Grant Property: Tax relief on mortgages - there is still a way

Grant Property: Tax relief on mortgages - there is still a way

Ronnie Ludwig

Tax relief for home loan interest payments was abolished on 6 April 2000, and higher rate tax relief on buy-to-let mortgages is restricted to the 20% basic rate from April this year. However, Grant Property, says there is a way to obtain tax relief on the interest payments.

Ronnie Ludwig, tax expert and chairman of Grant Property, said: “In certain circumstances, those who are either self employed in partnerships or who have private family trading companies may still be able to obtain top rate tax relief on the interest payments by skillfully converting the debt.

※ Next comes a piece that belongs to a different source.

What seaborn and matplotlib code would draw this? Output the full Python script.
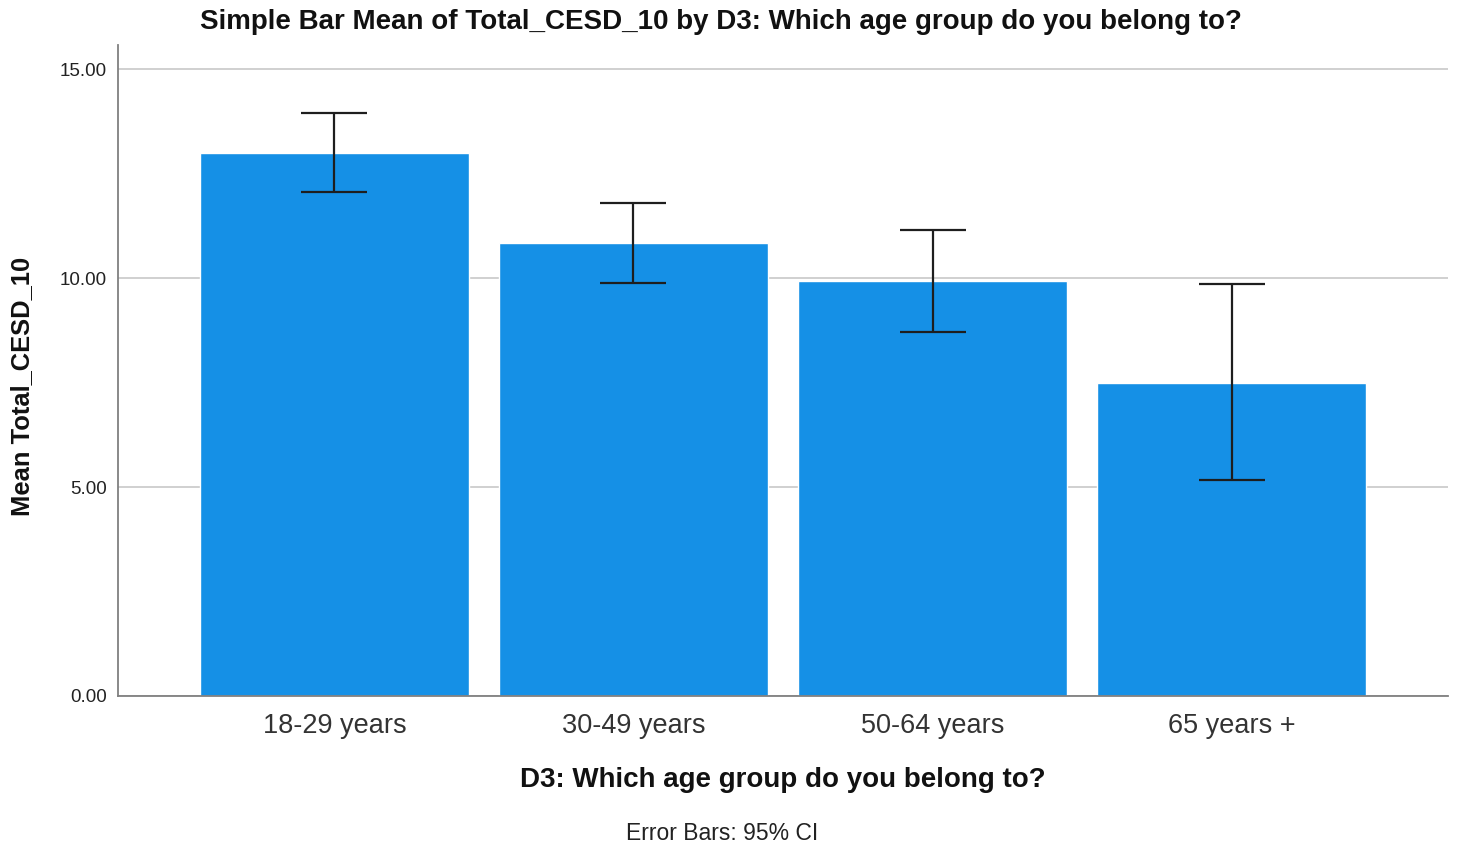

“If we take the example of a married couple where the husband owns shares in a successful private family trading company and his wife has a successful career working elsewhere. They have a buy-to-let Property with a £100,000 mortgage the interest on which, until recently, attracted higher rate tax relief but is now restricted to 20%.



“The husband could consider paying off the mortgage by selling £100,000 worth of shares in the family company to his wife who would borrow the money to do so from the bank. The husband would then pay off the tax inefficient mortgage and his wife would obtain top rate tax relief on the interest relating to the £100,000 that she has borrowed because those borrowings are for a qualifying business purpose, acquisition of shares in an unquoted trading company. The level of debt remains identical, but the manner in which it is structured converts it from being relatively tax inefficient to being fully tax efficient.

“There would be no Capital Gains Tax liability arising on the husband because the inter spouse Capital Gains Tax exemption would apply. His wife would be deemed to have acquired the shares at his original base cost for future CGT purposes. For technical tax reasons the shares should be sold to the wife at a 10% to 20% discount. “

Those in partnerships who have surplus capital in the partnership accounts may find themselves in a similar beneficial position.

Ludwig explains: “Often surplus capital arises in partnership accounts simply because partnership property, for example, has been revalued. This does not necessarily mean that the partnership can afford to pay out the surplus, usually because the cash is not sitting in the bank, however it does open up significant tax planning opportunities.

“For example, where this situation arises the partner in question could withdraw the surplus capital from the partnership and use this to pay off his tax inefficient mortgage, and immediately replace the capital in the firm with bank borrowings of an identical amount.

“Again the level of debt concerned is identical, but the tax result is very different and the partner should obtain tax relief on the interest relative to the borrowings at his marginal rate.

“The order in which the various steps are taken is crucial to the success of this tax planning manoeuvre and the correct paperwork, partnership minutes, must be in place.

“It is important that professional advice is taken prior to any of the above steps being implemented as there are numerous potential pitfalls which could result in complete denial of the relief.”